= Lozan Panov =

Bulgarian judge

Lozan Yordanov Panov (Bulgarian: Лозан Панов) is a Bulgarian judge and the chairman of the Supreme Court. He ran unsuccessfully for president in the 2021 Bulgarian Presidential Election, with his election bid supported by Democratic Bulgaria.

== Early life and education ==
He was born on March 28, 1971, in Sofia. In 1995 he graduated in law from Sofia University.

== Legal career ==
In the mid 1990s, Panov was a trainee judge in the Sofia District Court. After this, he became Chief Legal Advisor in the Insurance Supervision of the Ministry of Finance for 2 years. Then, in 1998 he became a junior judge in Sofia, being promoted to a full judge in 1999. He held various positions as a judge until 2007, since which he has been the Chairman of the Administrative Court in Sofia, to which he was elected by a decision of the Supreme Judicial Council on December 20, 2006. On January 29, 2015, he was elected Chairman of the Supreme Court of Cassation.
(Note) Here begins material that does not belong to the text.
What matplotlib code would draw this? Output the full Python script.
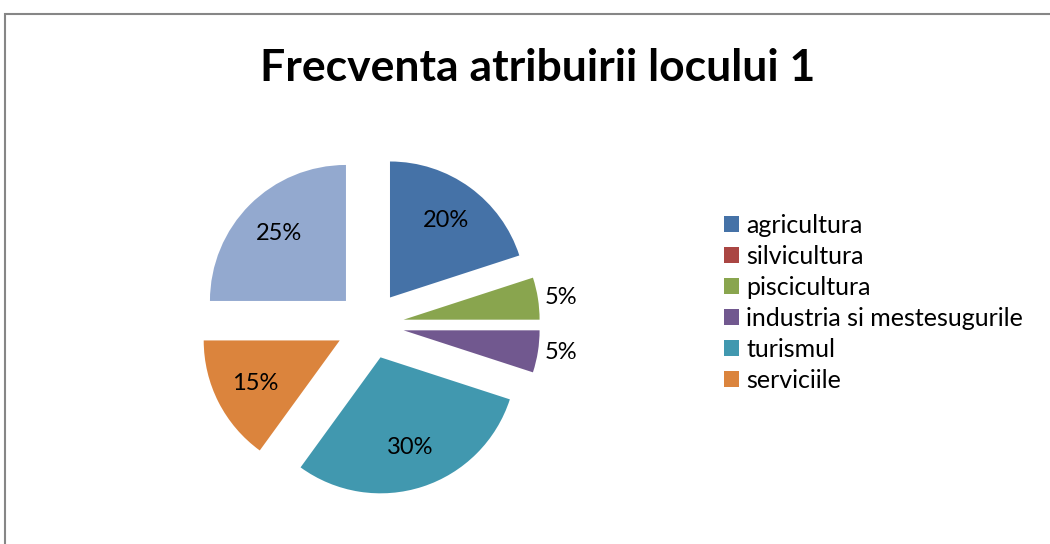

He was appointed to this position by decree on February 3, 2015, by President Rosen Plevneliev.

== Political career ==
Panov announced his candidacy for the 2021 Presidential Election through a campaign group Justice for All initiative on 2 October. He was soon endorsed by the electoral coalition Democratic Bulgaria, a centre-right anti-corruption party. He is running as an independent and his running mate is Maria Kasimova-Moase, who is a journalist and civil activist. His platform is centred around continuing the fight against corruption in Bulgaria and reforming the judicial system.